As rates decrease further, prepayment activity ramps up disproportionately more than with a parallel shift up in rates. This negative convexity forces banks to take on additional receiving swaps to hedge the even shorter duration of their assets caused by the spike in prepayments. The heightened demand from banks for receiving swaps in turn puts downward pressure on swap rates as they compete to enter these hedges. The lower swap rates fall, the greater the incentive for prepayments and need for further hedging, creating a self-reinforcing cycle.
As such, even sophisticated option adjustment techniques struggle to capture MBS optionality in highly nonlinear, regime-shifted environments. The challenges of modeling complex embedded options and hedging effectively against their risks are amplified for banks during periods of outsized interest rate turbulence.
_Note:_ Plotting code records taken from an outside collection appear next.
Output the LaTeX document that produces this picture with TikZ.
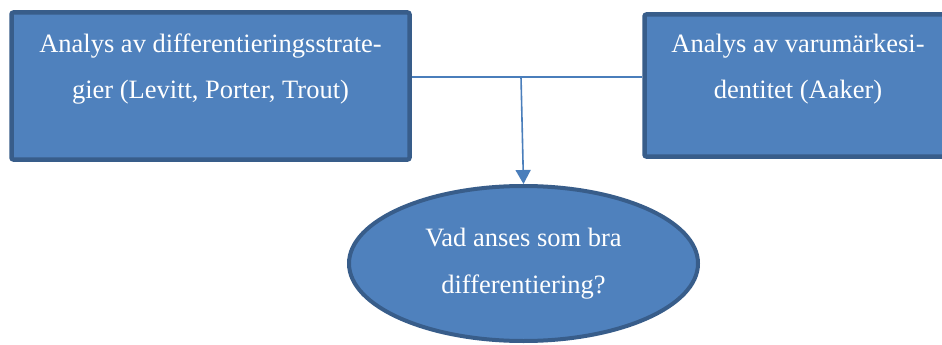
\documentclass[tikz,border=0pt]{standalone}
\usepackage{fontspec}
\setmainfont{Liberation Serif}
\usetikzlibrary{arrows.meta,shapes.geometric}
\definecolor{boxfill}{HTML}{4F81BD}
\definecolor{boxline}{HTML}{385D8A}
\definecolor{connline}{HTML}{4A7EBB}
\tikzset{
  stepbox/.style={draw=boxline,fill=boxfill,line width=4.5pt,rounded corners=2pt,inner sep=0pt,rectangle},
  goalell/.style={draw=boxline,fill=boxfill,line width=4pt,ellipse,inner sep=0pt,
    minimum width=349pt,minimum height=155pt,align=center,text=white,
    font=\fontsize{26.5}{47}\selectfont},
  boxtext/.style={align=center,text=white,inner sep=0pt,anchor=base,
    font=\fontsize{26.5}{47}\selectfont},
  conn/.style={draw=connline,line width=1.6pt}
}
\begin{document}
\begin{tikzpicture}[x=1pt,y=-1pt]
\clip (0,0) rectangle (942,345);
\fill[white] (0,0) rectangle (942,345);
\node[stepbox,minimum width=398pt,minimum height=147pt] (lbox) at (210.5,86) {};
\node[stepbox,minimum width=307.5pt,minimum height=142pt] (rbox) at (798.25,85.5) {};
\node[boxtext] (ltext) at (210.5,99) {Analys av differentieringsstrate-\\gier (Levitt, Porter, Trout)};
\node[boxtext] (rtext) at (798,99) {Analys av varumärkesi-\\dentitet (Aaker)};
\node[goalell] (goal) at (523.5,263.5) {Vad anses som bra\\differentiering?};
\coordinate (j) at (521,77);
\draw[conn] (lbox.east |- j) -- (rbox.west |- j);
\draw[conn,-{Triangle[width=15pt,length=14pt]}] (j) -- (goal.north);
\end{tikzpicture}
\end{document}
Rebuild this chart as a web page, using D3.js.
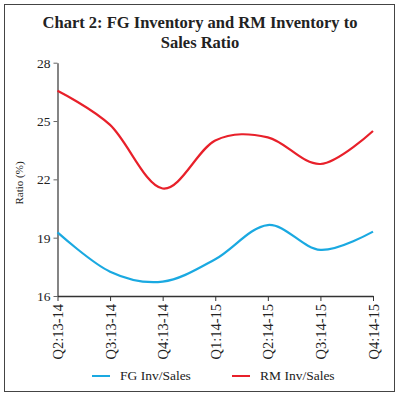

Implied volatility and the yield curve shape have an outsized impact on option pricing. Currently, interest rate sits well above historic norms and credit risk levels. An inverted curve also artificially inflates expected prepayment speeds. Mortgage spreads, has a tendency to widen significantly during periods of economic turmoil. While these widening spreads are often seen as a sign of financial distress, I believe they can mostly be accounted for by changes in the expected duration of mortgages due to shifts in the yield curve. Specifically, economic stress typically results in an inverted yield curve where short-term rates are higher than long-term rates. This inversion increases the likelihood of refinancing activity shortening the durations of outstanding mortgages. With shorter durations, mortgage pricing is more impacted by movements in shorter-term Treasury rates rather than longer rates. However, an inverted yield curve means short rates are higher than long rates, so mortgage rates will be unusually elevated relative to the benchmark 10-year Treasury yield.
If implied volatility normalizes and the curve regains a positive slope long-term, prepayment risk premiums embedded in options should compress. This would appreciate newly issued MBS more than collections concentrated in lower coupons built for rapid prepayment.